## To be done
Copy all the data exactly, except the pictures.

## Material
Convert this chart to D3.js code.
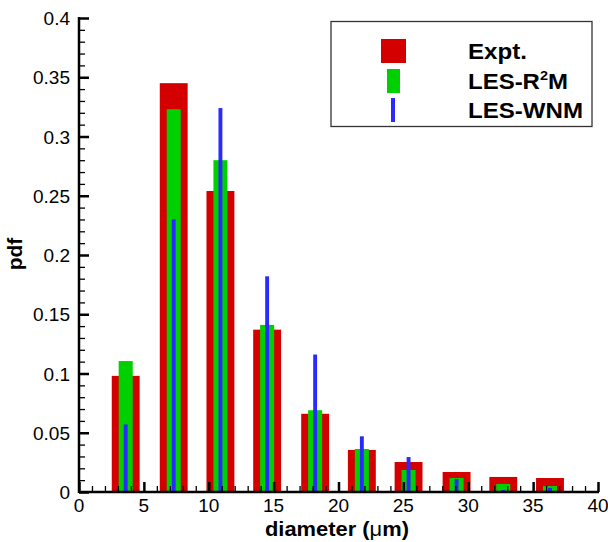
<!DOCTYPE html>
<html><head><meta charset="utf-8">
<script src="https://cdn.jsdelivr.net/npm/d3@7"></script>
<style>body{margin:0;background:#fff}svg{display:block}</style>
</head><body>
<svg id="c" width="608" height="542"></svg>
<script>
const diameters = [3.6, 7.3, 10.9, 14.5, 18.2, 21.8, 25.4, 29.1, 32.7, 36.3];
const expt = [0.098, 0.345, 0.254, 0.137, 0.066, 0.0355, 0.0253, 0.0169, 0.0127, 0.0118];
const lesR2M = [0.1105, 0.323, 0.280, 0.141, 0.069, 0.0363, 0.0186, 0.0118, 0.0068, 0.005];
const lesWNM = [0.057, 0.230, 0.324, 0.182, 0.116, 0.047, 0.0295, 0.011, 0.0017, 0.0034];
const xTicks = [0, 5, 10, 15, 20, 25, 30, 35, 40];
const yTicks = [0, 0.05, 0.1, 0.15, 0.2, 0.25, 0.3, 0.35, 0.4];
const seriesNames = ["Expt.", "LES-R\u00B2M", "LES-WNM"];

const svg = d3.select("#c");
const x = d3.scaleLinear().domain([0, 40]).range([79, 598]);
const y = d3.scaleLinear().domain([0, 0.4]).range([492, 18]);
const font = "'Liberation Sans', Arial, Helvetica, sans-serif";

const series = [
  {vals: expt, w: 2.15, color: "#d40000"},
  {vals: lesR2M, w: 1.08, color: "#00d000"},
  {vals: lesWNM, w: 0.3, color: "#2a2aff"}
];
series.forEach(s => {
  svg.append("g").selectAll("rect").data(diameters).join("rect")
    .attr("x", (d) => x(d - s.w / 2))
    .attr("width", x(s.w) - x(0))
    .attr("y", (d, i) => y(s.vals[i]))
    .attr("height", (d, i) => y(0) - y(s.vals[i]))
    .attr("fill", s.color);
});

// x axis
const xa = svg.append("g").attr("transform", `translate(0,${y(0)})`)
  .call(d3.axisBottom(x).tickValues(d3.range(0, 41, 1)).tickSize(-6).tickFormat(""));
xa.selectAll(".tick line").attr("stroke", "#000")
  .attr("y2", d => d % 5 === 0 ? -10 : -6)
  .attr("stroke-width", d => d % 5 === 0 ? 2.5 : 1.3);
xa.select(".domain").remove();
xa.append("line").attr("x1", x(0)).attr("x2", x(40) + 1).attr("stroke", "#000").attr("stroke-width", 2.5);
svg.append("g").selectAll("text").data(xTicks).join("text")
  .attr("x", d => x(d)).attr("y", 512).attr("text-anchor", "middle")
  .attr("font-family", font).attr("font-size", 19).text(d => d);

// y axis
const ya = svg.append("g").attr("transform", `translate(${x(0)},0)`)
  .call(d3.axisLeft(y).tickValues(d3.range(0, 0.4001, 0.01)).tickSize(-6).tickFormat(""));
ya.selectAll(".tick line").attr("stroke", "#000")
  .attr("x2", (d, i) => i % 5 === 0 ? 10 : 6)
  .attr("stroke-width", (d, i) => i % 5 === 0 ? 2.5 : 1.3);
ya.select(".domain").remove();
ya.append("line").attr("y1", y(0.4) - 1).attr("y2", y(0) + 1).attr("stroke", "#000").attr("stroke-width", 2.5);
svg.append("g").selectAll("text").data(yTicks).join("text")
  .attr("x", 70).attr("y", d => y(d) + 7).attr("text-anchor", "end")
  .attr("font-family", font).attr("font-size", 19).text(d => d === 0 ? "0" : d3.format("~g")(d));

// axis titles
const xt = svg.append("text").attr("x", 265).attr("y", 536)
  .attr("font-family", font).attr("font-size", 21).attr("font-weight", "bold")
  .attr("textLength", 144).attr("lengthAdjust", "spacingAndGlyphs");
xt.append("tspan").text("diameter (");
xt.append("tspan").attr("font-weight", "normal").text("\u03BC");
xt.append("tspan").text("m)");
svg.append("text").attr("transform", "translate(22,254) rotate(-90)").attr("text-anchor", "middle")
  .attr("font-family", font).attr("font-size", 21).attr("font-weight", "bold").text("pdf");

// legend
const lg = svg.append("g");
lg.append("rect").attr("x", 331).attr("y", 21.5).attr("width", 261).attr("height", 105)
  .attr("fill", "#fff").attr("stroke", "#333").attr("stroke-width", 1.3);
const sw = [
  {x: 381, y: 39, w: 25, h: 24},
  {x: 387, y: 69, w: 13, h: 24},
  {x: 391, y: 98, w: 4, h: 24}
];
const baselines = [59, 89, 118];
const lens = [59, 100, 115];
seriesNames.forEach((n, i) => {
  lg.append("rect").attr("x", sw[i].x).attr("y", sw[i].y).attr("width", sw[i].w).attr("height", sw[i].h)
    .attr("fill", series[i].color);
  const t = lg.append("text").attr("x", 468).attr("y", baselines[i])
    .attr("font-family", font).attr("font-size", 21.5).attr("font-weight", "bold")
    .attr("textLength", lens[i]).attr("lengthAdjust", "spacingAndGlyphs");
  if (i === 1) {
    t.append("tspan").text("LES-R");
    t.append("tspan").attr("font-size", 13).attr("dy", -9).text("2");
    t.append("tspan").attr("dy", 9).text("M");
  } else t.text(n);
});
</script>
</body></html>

## Output below
Convert this chart to D3.js code.
<!DOCTYPE html>
<html><head><meta charset="utf-8">
<script src="https://cdn.jsdelivr.net/npm/d3@7"></script>
<style>body{margin:0;background:#fff}svg{display:block}</style>
</head><body>
<svg id="c" width="608" height="542"></svg>
<script>
const diameters = [3.6, 7.3, 10.9, 14.5, 18.2, 21.8, 25.4, 29.1, 32.7, 36.3];
const expt = [0.098, 0.345, 0.254, 0.137, 0.066, 0.0355, 0.0253, 0.0169, 0.0127, 0.0118];
const lesR2M = [0.1105, 0.323, 0.280, 0.141, 0.069, 0.0363, 0.0186, 0.0118, 0.0068, 0.005];
const lesWNM = [0.057, 0.230, 0.324, 0.182, 0.116, 0.047, 0.0295, 0.011, 0.0017, 0.0034];
const xTicks = [0, 5, 10, 15, 20, 25, 30, 35, 40];
const yTicks = [0, 0.05, 0.1, 0.15, 0.2, 0.25, 0.3, 0.35, 0.4];
const seriesNames = ["Expt.", "LES-R\u00B2M", "LES-WNM"];

const svg = d3.select("#c");
const x = d3.scaleLinear().domain([0, 40]).range([79, 598]);
const y = d3.scaleLinear().domain([0, 0.4]).range([492, 18]);
const font = "'Liberation Sans', Arial, Helvetica, sans-serif";

const series = [
  {vals: expt, w: 2.15, color: "#d40000"},
  {vals: lesR2M, w: 1.08, color: "#00d000"},
  {vals: lesWNM, w: 0.3, color: "#2a2aff"}
];
series.forEach(s => {
  svg.append("g").selectAll("rect").data(diameters).join("rect")
    .attr("x", (d) => x(d - s.w / 2))
    .attr("width", x(s.w) - x(0))
    .attr("y", (d, i) => y(s.vals[i]))
    .attr("height", (d, i) => y(0) - y(s.vals[i]))
    .attr("fill", s.color);
});

// x axis
const xa = svg.append("g").attr("transform", `translate(0,${y(0)})`)
  .call(d3.axisBottom(x).tickValues(d3.range(0, 41, 1)).tickSize(-6).tickFormat(""));
xa.selectAll(".tick line").attr("stroke", "#000")
  .attr("y2", d => d % 5 === 0 ? -10 : -6)
  .attr("stroke-width", d => d % 5 === 0 ? 2.5 : 1.3);
xa.select(".domain").remove();
xa.append("line").attr("x1", x(0)).attr("x2", x(40) + 1).attr("stroke", "#000").attr("stroke-width", 2.5);
svg.append("g").selectAll("text").data(xTicks).join("text")
  .attr("x", d => x(d)).attr("y", 512).attr("text-anchor", "middle")
  .attr("font-family", font).attr("font-size", 19).text(d => d);

// y axis
const ya = svg.append("g").attr("transform", `translate(${x(0)},0)`)
  .call(d3.axisLeft(y).tickValues(d3.range(0, 0.4001, 0.01)).tickSize(-6).tickFormat(""));
ya.selectAll(".tick line").attr("stroke", "#000")
  .attr("x2", (d, i) => i % 5 === 0 ? 10 : 6)
  .attr("stroke-width", (d, i) => i % 5 === 0 ? 2.5 : 1.3);
ya.select(".domain").remove();
ya.append("line").attr("y1", y(0.4) - 1).attr("y2", y(0) + 1).attr("stroke", "#000").attr("stroke-width", 2.5);
svg.append("g").selectAll("text").data(yTicks).join("text")
  .attr("x", 70).attr("y", d => y(d) + 7).attr("text-anchor", "end")
  .attr("font-family", font).attr("font-size", 19).text(d => d === 0 ? "0" : d3.format("~g")(d));

// axis titles
const xt = svg.append("text").attr("x", 265).attr("y", 536)
  .attr("font-family", font).attr("font-size", 21).attr("font-weight", "bold")
  .attr("textLength", 144).attr("lengthAdjust", "spacingAndGlyphs");
xt.append("tspan").text("diameter (");
xt.append("tspan").attr("font-weight", "normal").text("\u03BC");
xt.append("tspan").text("m)");
svg.append("text").attr("transform", "translate(22,254) rotate(-90)").attr("text-anchor", "middle")
  .attr("font-family", font).attr("font-size", 21).attr("font-weight", "bold").text("pdf");

// legend
const lg = svg.append("g");
lg.append("rect").attr("x", 331).attr("y", 21.5).attr("width", 261).attr("height", 105)
  .attr("fill", "#fff").attr("stroke", "#333").attr("stroke-width", 1.3);
const sw = [
  {x: 381, y: 39, w: 25, h: 24},
  {x: 387, y: 69, w: 13, h: 24},
  {x: 391, y: 98, w: 4, h: 24}
];
const baselines = [59, 89, 118];
const lens = [59, 100, 115];
seriesNames.forEach((n, i) => {
  lg.append("rect").attr("x", sw[i].x).attr("y", sw[i].y).attr("width", sw[i].w).attr("height", sw[i].h)
    .attr("fill", series[i].color);
  const t = lg.append("text").attr("x", 468).attr("y", baselines[i])
    .attr("font-family", font).attr("font-size", 21.5).attr("font-weight", "bold")
    .attr("textLength", lens[i]).attr("lengthAdjust", "spacingAndGlyphs");
  if (i === 1) {
    t.append("tspan").text("LES-R");
    t.append("tspan").attr("font-size", 13).attr("dy", -9).text("2");
    t.append("tspan").attr("dy", 9).text("M");
  } else t.text(n);
});
</script>
</body></html>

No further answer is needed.